Nowrasteh shares how each of the characters are relatable. Young Mary and Joseph are compelling and captivating in their humanity combined with strength of character. They, like Jesus, are realistic, relatable role models. This movie will be especially inspiring to older children and to young families. Cyrus tells how one man at a screening after seeing Joseph in this movie wanted to be a better father.
Nowrasteh tells how this movie has had broad and cross appeal to people of different faith backgrounds. Rabbis who have screened the film have responded enthusiastically to the movie that authentically depicts a Jewish family “in a chaotic world” that needs a Messiah. Cyrus tells how Jewish traditions are honored and how authentic, realistic, and cinematographic locations are used.
Cyrus describes the building of the conflict in the movie as a delicate balance that is directed to look natural, realistic, and authentic. The movie is captivating and builds in intensity and with a sense of jeopardy with the carefully crafted antagonists. However, while there is a constant sense of danger, there is also a sense of God’s presence, guidance, and protection in the life of the young Jesus. Against the background of evil darkness, the movie is a “journey into the light.”
This movie is an imagined story of what is must have been like in Jesus’ early years because very little is in the Bible about His early life. However, the writers of the screenplay have paid great attention to the history, cultures of the time, and to Biblical scholarship. The movie is based on Anne Rice’s novel “Christ the Lord: Out of Egypt,” that she wrote after she had a spiritual awakening and converted to Catholicism. In the interview with Austin Movie Examiner, Cyrus Nowrasteh explained that some of the imagined extra-Biblical material for the novel and movie came from 2000-year-old stories that came out of Egypt, especially Alexandria, after the Holy Family was there.
Cyrus wishes other redemptive and faith-based movies well, as one movie builds on the growing momentum of earlier movies. He believes the movie “The Passion of the Christ” has started a “wild fire” of faith-based movies, made possible with the “divine creation” of the camera and ever-improving cinematography. He says that the faith-based movies in theaters are all connected, linked. Each one builds on the earlier ones with an ever-growing revealing of God’s nature, work, and relationships with men in our world.

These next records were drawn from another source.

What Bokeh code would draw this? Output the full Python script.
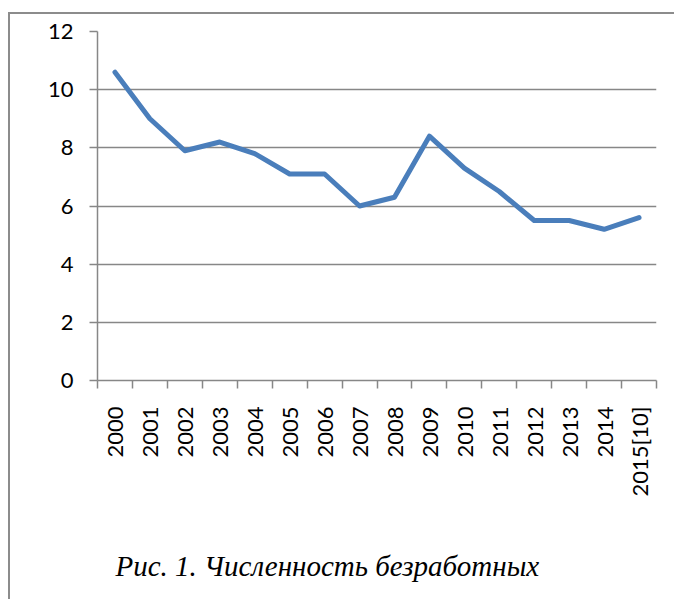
import math
from bokeh.plotting import figure
from bokeh.models import FixedTicker, Range1d, Title, InlineStyleSheet
from bokeh.embed import file_html
from bokeh.resources import INLINE

years = ["2000", "2001", "2002", "2003", "2004", "2005", "2006", "2007",
         "2008", "2009", "2010", "2011", "2012", "2013", "2014", "2015[10]"]
unemployed = [10.6, 9.0, 7.9, 8.2, 7.8, 7.1, 7.1, 6.0,
              6.3, 8.4, 7.3, 6.5, 5.5, 5.5, 5.2, 5.6]
y_ticks = [0, 2, 4, 6, 8, 10, 12]
caption = "Рис. 1. Численность безработных"

GRAY = "#878787"
FRAME = "#8c8c8c"
FONT = "Lato"

x = list(range(len(years)))
boundaries = [i - 0.5 for i in range(len(years) + 1)]

p = figure(width=674, height=599, output_backend="svg", toolbar_location=None,
           x_range=Range1d(-0.5, len(years) - 0.5),
           y_range=Range1d(y_ticks[0], y_ticks[-1]),
           min_border_left=97, min_border_right=18,
           min_border_top=31, min_border_bottom=219)
p.outline_line_color = None
p.background_fill_color = "white"
p.border_fill_color = None
p.stylesheets = [InlineStyleSheet(css=(
    ":host { background-color: white; "
    f"background-image: linear-gradient(to right, {FRAME}, {FRAME}), "
    f"linear-gradient(to right, {FRAME}, {FRAME}); "
    "background-position: 8px 12px, 8px 12px; "
    "background-size: 2px 700px, 700px 2px; "
    "background-repeat: no-repeat; }"
))]

# grid
p.xgrid.visible = False
p.ygrid.ticker = FixedTicker(ticks=y_ticks, minor_ticks=[])
p.ygrid.grid_line_color = GRAY
p.ygrid.grid_line_width = 1.5

# y axis
ya = p.yaxis[0]
ya.ticker = FixedTicker(ticks=y_ticks, minor_ticks=[])
ya.axis_line_color = GRAY
ya.axis_line_width = 1.5
ya.major_tick_line_color = GRAY
ya.major_tick_line_width = 1.5
ya.major_tick_out = 8
ya.major_tick_in = 0
ya.minor_tick_line_color = None
ya.major_label_standoff = 16
ya.major_label_text_font = FONT
ya.major_label_text_font_size = "22px"
ya.major_label_text_color = "black"

# x axis
xa = p.xaxis[0]
xa.ticker = FixedTicker(ticks=x, minor_ticks=boundaries)
xa.axis_line_color = GRAY
xa.axis_line_width = 1.5
xa.major_tick_out = 0
xa.major_tick_in = 0
xa.major_tick_line_color = None
xa.minor_tick_line_color = GRAY
xa.minor_tick_line_width = 1.5
xa.minor_tick_out = 8
xa.minor_tick_in = 0
xa.major_label_overrides = {i: y for i, y in zip(x, years)}
xa.major_label_orientation = math.pi / 2
xa.major_label_standoff = 18
xa.major_label_text_font = FONT
xa.major_label_text_font_size = "22px"
xa.major_label_text_color = "black"

# data line
p.line(x, unemployed, line_color="#4A7EBB", line_width=5,
       line_join="round", line_cap="round")

# spacer between axis labels and caption, then caption
p.add_layout(Title(text=" ", text_font_size="10px", standoff=18), "below")
p.add_layout(Title(text=caption, align="left", offset=18, standoff=34,
                   text_font="Liberation Serif", text_font_style="italic",
                   text_font_size="29px", text_color="black"), "below")

open("out.html", "w").write(file_html(p, INLINE))
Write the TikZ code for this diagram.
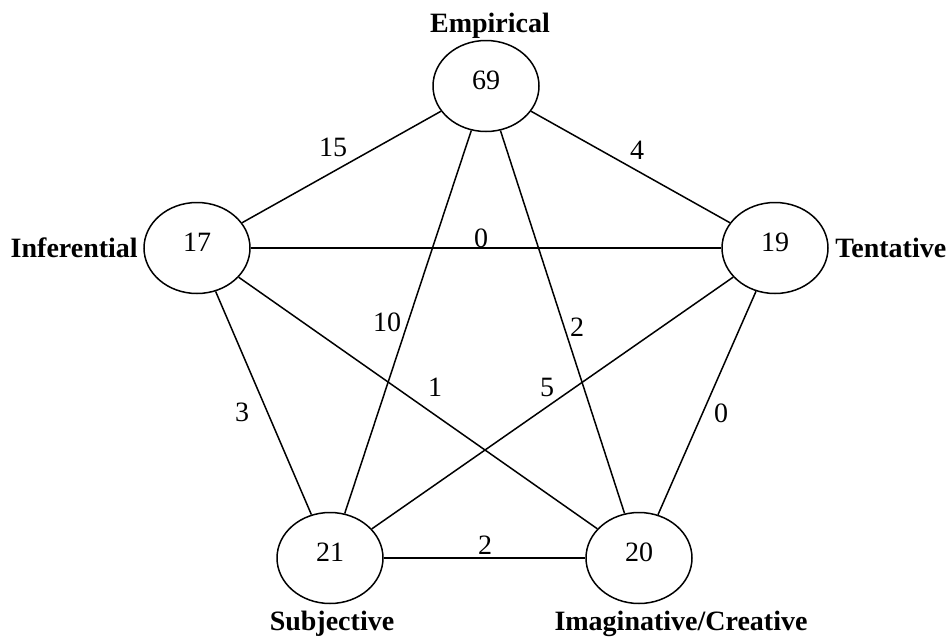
\documentclass[tikz,border=0pt]{standalone}
\usepackage{fontspec}
\setmainfont{Liberation Serif}
\usetikzlibrary{shapes.geometric}

\tikzset{every picture/.style={line width=0.75pt}}
\tikzset{every node/.style={font=\fontsize{14}{16}\selectfont}}
\tikzset{catnode/.style={ellipse,draw,minimum width=53pt,minimum height=45.5pt,inner sep=0pt,text depth=6pt}}
\tikzset{catname/.style={font=\fontsize{14}{16}\selectfont\bfseries,inner sep=0.75pt}}

\begin{document}
\begin{tikzpicture}[x=0.5pt,y=0.5pt,yscale=-1,xscale=1]
    \useasboundingbox (0,0) rectangle (949,638);

    %Shape: Ellipse [Empirical]
    \draw (486,86) node [catnode] (emp) {69};
    %Shape: Ellipse [Inferential]
    \draw (197,248) node [catnode] (inf) {17};
    %Shape: Ellipse [Tentative]
    \draw (775,248) node [catnode] (ten) {19};
    %Shape: Ellipse [Subjective]
    \draw (330,558) node [catnode] (sub) {21};
    %Shape: Ellipse [Imaginative/Creative]
    \draw (639,558) node [catnode] (ima) {20};

    %Straight Lines
    \draw (emp) -- (inf) ;
    \draw (emp) -- (ten) ;
    \draw (emp) -- (sub) ;
    \draw (emp) -- (ima) ;
    \draw (inf) -- (ten) ;
    \draw (inf) -- (sub) ;
    \draw (inf) -- (ima) ;
    \draw (ten) -- (sub) ;
    \draw (ten) -- (ima) ;
    \draw (sub) -- (ima) ;

    % Text Node
    \draw (490,32) node [anchor=base][catname] (empname) {Empirical};
    % Text Node
    \draw (140,248) node [anchor=east][catname] (infname) {Inferential};
    % Text Node
    \draw (833,248) node [anchor=west][catname] (tenname) {Tentative};
    % Text Node
    \draw (332,630) node [anchor=base][catname] (subname) {Subjective};
    % Text Node
    \draw (681,630) node [anchor=base][catname] (imaname) {Imaginative/Creative};

    % Text Node
    \draw (333,147) node [inner sep=0.75pt] (l15) {15};
    % Text Node
    \draw (637,150) node [inner sep=0.75pt] (l4) {4};
    % Text Node
    \draw (481,238) node [inner sep=0.75pt] (l0a) {0};
    % Text Node
    \draw (387,322) node [inner sep=0.75pt] (l10) {10};
    % Text Node
    \draw (577,327) node [inner sep=0.75pt] (l2a) {2};
    % Text Node
    \draw (435,387) node [inner sep=0.75pt] (l1) {1};
    % Text Node
    \draw (547,387) node [inner sep=0.75pt] (l5) {5};
    % Text Node
    \draw (242,412) node [inner sep=0.75pt] (l3) {3};
    % Text Node
    \draw (721,413) node [inner sep=0.75pt] (l0b) {0};
    % Text Node
    \draw (485,545) node [inner sep=0.75pt] (l2b) {2};

\end{tikzpicture}
\end{document}
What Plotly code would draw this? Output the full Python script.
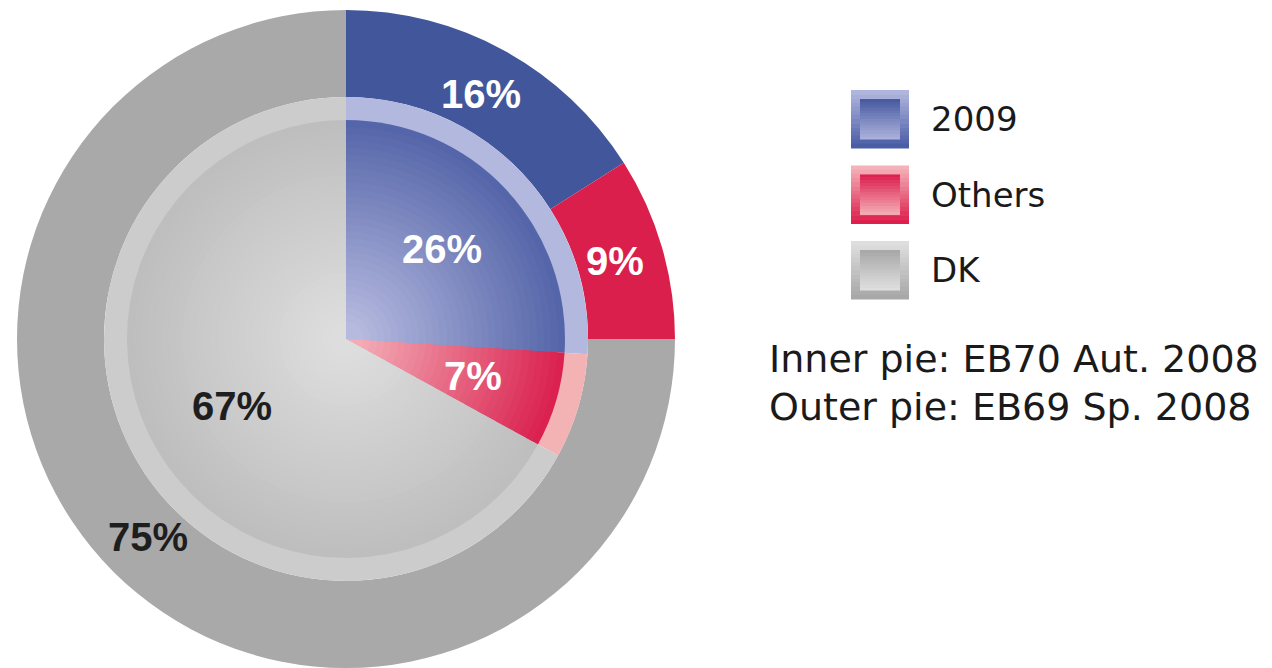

Dr. Ted Baehr of Movieguide.org, who has served as a consultant for this movie, has written, “There are many movies about Jesus since the 1890s. Only one has been word for word. All the others create story elements not found in the Bible. So, THE JESUS FILM, which has been seen by a billion people, is 70 percent the Gospel of Luke. The rest was added to make the movie dramatic…I had long conversations with the filmmaker, John Heyman, about how to dramatize the Gospel while keeping the orthodox, biblical theology….Even if a movie is word for word, like THE GOSPEL OF JOHN, the casting, the set direction, the locations, are all products of the filmmaker’s imagination…”
Cyrus Nowrasteh tells that “The Young Messiah” is intended as reverential but relatable and authentic for families. He says that even skeptics connect with the characters and story on an emotional level. He hopes that viewers will fall in love with the characters and that “their skepticism will be dismissed and go out the window.” Nowrasteh has watched a lot of Biblical movies, but directed “The Young Messiah” from his heart, wanting a fresh look at the life of Christ.